SET TASK — Write again exactly the lines in the listing below, starting at the line with "Give me the matplotlib source for this chart." and ending at the line with "342.0, 331.1, 331.1]", both included. Pictures are not copied.

(Source code of charts)
## Begin

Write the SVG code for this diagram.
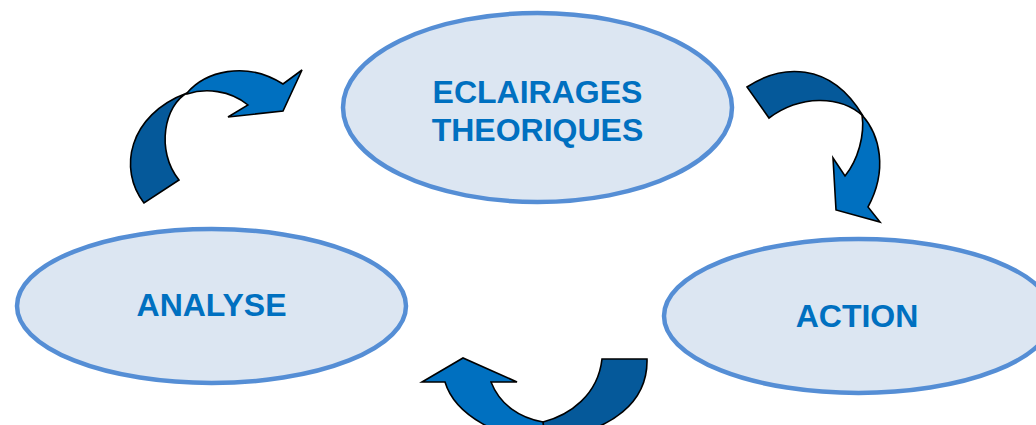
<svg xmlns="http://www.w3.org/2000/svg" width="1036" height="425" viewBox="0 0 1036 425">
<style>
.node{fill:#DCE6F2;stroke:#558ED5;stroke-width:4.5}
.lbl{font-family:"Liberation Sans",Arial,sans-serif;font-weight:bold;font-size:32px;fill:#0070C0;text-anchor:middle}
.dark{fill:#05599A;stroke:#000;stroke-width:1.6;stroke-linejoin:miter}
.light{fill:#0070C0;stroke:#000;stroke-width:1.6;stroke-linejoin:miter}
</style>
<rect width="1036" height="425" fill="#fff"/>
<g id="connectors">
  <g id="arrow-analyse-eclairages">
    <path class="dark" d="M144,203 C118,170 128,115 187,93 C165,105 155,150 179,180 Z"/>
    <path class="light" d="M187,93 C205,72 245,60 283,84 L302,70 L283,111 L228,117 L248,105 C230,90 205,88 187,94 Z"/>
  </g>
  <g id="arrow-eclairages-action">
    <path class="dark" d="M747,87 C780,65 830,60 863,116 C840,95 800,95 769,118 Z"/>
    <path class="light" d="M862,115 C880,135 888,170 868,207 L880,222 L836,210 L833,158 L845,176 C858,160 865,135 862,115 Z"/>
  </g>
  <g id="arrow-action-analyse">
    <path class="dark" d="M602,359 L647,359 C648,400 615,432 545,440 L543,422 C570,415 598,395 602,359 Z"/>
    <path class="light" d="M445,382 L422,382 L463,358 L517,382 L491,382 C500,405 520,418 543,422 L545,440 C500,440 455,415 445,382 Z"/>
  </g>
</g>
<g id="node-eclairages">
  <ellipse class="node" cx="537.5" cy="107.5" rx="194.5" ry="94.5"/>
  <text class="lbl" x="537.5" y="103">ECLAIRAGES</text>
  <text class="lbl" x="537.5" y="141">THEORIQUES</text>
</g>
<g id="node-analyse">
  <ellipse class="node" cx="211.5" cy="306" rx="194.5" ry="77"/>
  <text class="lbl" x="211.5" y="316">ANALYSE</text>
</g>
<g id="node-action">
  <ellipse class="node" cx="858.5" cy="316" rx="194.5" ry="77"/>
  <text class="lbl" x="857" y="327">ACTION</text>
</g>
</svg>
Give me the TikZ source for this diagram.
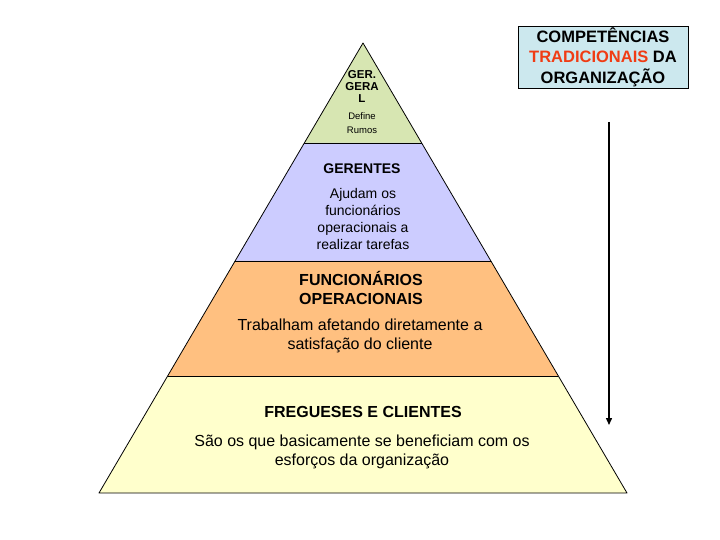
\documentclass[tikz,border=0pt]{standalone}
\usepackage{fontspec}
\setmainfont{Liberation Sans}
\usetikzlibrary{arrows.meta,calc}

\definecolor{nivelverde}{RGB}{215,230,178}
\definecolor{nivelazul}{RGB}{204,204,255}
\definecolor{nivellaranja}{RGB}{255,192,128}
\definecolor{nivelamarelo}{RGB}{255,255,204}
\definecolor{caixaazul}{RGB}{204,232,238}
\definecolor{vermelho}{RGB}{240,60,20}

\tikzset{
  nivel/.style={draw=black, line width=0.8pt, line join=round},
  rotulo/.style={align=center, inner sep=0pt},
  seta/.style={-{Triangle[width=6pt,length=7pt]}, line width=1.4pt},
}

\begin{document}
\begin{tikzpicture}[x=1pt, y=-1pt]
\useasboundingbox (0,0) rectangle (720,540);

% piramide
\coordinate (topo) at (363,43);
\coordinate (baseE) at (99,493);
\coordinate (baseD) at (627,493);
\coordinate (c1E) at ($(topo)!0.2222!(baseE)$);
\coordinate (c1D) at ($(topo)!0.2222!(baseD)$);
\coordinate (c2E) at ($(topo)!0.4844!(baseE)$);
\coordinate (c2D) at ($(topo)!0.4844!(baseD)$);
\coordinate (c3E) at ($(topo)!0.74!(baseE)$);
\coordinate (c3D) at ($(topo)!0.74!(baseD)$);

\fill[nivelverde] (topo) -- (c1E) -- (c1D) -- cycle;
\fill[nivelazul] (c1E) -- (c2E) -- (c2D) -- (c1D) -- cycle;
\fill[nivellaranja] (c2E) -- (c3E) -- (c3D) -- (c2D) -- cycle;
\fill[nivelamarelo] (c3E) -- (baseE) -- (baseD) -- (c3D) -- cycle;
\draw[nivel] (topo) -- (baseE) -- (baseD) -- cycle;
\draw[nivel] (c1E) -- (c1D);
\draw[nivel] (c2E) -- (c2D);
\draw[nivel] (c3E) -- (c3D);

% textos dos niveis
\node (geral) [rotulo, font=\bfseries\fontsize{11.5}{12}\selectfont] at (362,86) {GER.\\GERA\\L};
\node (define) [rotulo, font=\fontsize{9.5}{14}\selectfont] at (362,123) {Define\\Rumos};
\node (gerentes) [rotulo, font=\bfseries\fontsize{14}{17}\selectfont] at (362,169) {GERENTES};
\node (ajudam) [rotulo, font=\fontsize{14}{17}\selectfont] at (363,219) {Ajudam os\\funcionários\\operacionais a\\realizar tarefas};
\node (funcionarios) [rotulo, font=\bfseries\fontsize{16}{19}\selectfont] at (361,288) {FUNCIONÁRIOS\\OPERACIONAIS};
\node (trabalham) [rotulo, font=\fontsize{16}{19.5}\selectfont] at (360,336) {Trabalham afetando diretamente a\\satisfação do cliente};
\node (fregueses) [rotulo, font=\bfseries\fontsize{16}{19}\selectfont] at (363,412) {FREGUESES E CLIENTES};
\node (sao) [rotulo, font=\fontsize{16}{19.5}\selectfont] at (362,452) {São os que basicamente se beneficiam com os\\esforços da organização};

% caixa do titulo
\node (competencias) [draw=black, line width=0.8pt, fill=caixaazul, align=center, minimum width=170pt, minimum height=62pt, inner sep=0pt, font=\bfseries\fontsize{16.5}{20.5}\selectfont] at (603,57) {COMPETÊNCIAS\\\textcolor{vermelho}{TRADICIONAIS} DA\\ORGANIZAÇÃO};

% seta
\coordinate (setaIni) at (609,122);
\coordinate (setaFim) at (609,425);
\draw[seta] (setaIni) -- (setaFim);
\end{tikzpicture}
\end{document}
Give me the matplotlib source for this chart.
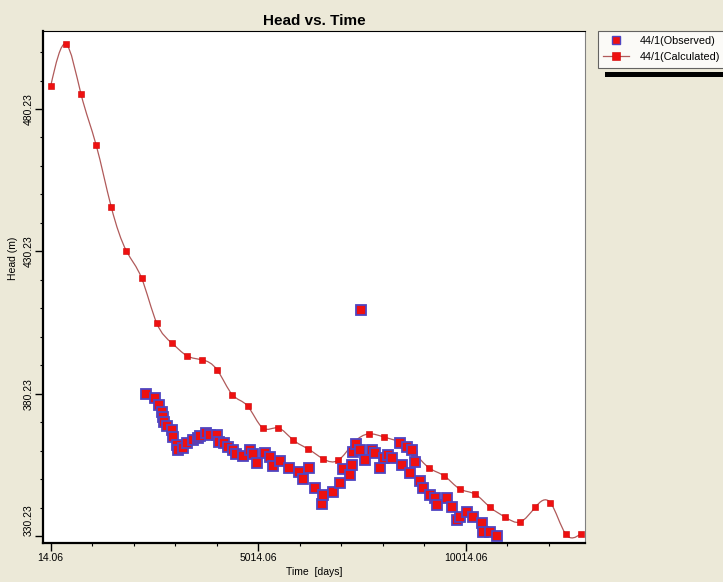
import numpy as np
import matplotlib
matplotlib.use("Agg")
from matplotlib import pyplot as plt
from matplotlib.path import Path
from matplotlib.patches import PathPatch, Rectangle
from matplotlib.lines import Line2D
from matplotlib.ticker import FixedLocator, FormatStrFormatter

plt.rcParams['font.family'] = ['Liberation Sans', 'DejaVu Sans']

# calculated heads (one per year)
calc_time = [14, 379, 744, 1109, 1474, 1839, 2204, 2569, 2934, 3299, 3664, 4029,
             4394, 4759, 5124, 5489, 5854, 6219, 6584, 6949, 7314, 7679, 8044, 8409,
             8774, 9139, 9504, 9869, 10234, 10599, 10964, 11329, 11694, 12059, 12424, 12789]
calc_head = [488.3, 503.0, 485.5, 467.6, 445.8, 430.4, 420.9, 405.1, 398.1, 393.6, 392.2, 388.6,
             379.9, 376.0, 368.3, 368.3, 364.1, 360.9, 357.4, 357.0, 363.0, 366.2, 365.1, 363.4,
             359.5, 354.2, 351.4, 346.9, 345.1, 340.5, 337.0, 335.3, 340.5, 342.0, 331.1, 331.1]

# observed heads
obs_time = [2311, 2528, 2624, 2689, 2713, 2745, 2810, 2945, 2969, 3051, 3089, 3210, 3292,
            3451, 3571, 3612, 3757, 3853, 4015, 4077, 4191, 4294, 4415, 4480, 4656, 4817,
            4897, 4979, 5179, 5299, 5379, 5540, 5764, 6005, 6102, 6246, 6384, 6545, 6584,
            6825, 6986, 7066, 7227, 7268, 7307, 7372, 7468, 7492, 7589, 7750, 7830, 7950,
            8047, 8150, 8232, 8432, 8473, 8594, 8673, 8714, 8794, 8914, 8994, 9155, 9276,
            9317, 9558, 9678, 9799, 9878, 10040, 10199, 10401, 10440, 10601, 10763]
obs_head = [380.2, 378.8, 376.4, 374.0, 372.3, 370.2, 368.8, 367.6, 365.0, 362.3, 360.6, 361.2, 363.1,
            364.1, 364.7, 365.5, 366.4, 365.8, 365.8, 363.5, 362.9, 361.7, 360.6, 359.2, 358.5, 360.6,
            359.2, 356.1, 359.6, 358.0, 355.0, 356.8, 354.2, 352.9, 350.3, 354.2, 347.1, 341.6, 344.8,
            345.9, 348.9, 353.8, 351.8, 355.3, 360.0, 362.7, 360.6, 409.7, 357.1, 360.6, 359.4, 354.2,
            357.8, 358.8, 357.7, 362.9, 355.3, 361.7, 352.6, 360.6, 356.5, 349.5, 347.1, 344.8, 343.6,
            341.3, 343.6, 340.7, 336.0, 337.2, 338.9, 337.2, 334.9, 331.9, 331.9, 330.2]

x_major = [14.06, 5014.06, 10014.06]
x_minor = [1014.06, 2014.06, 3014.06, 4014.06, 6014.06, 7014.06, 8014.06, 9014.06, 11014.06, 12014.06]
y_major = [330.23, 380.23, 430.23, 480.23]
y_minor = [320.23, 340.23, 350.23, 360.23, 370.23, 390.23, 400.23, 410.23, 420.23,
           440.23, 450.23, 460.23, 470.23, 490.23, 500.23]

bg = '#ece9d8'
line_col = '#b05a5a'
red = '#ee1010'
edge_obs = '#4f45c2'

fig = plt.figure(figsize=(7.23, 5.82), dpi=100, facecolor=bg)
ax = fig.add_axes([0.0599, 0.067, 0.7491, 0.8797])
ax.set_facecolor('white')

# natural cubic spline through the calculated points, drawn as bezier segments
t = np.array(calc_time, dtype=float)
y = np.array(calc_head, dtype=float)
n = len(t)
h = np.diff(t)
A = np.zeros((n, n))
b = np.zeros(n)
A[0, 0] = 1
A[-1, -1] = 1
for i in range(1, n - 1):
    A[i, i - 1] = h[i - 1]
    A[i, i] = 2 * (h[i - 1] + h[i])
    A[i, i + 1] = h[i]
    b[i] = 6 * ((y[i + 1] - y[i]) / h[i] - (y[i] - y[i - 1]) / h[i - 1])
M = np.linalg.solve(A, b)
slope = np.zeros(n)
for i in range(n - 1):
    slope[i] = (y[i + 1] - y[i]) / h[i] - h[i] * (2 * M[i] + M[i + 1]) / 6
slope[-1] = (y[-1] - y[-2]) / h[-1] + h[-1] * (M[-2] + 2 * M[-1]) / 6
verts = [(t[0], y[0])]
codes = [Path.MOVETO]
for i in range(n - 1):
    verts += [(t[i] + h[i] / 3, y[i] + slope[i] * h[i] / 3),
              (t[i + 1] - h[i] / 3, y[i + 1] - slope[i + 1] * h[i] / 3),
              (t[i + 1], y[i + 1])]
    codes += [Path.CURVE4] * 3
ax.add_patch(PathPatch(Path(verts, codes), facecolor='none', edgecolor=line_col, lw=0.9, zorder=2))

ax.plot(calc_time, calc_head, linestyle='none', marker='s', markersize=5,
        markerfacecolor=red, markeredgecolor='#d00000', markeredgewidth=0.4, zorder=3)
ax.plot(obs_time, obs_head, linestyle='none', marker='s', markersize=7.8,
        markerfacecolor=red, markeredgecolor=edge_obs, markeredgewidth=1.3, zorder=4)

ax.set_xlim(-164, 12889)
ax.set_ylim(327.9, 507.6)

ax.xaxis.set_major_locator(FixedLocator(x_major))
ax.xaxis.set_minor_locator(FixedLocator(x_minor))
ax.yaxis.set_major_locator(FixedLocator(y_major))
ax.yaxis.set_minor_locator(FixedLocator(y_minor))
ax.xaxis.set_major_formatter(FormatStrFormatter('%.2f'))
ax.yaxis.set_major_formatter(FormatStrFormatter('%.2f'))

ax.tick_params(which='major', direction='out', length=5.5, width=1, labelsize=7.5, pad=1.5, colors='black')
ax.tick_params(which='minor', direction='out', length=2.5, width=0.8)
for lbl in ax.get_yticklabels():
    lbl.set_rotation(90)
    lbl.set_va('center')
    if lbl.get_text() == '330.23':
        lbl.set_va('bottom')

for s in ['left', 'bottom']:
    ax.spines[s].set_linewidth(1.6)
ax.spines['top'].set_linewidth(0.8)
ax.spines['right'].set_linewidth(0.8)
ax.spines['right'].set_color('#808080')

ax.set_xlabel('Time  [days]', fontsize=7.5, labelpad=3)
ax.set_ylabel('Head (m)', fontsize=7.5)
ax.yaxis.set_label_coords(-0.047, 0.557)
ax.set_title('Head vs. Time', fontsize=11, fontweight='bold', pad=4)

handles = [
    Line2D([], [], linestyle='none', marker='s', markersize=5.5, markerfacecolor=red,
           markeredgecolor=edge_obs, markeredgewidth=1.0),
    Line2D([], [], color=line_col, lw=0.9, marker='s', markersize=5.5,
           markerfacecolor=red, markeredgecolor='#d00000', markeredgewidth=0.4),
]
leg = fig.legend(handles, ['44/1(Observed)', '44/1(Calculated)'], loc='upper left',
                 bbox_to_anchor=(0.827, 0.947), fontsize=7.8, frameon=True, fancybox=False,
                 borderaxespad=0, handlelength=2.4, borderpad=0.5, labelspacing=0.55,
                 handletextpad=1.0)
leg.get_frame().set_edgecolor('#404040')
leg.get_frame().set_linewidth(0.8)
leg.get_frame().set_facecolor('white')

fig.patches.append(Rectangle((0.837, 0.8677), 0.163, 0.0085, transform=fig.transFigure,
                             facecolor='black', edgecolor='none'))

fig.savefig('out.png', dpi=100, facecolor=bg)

## End

SOLUTION —
Give me the matplotlib source for this chart.
import numpy as np
import matplotlib
matplotlib.use("Agg")
from matplotlib import pyplot as plt
from matplotlib.path import Path
from matplotlib.patches import PathPatch, Rectangle
from matplotlib.lines import Line2D
from matplotlib.ticker import FixedLocator, FormatStrFormatter

plt.rcParams['font.family'] = ['Liberation Sans', 'DejaVu Sans']

# calculated heads (one per year)
calc_time = [14, 379, 744, 1109, 1474, 1839, 2204, 2569, 2934, 3299, 3664, 4029,
             4394, 4759, 5124, 5489, 5854, 6219, 6584, 6949, 7314, 7679, 8044, 8409,
             8774, 9139, 9504, 9869, 10234, 10599, 10964, 11329, 11694, 12059, 12424, 12789]
calc_head = [488.3, 503.0, 485.5, 467.6, 445.8, 430.4, 420.9, 405.1, 398.1, 393.6, 392.2, 388.6,
             379.9, 376.0, 368.3, 368.3, 364.1, 360.9, 357.4, 357.0, 363.0, 366.2, 365.1, 363.4,
             359.5, 354.2, 351.4, 346.9, 345.1, 340.5, 337.0, 335.3, 340.5, 342.0, 331.1, 331.1]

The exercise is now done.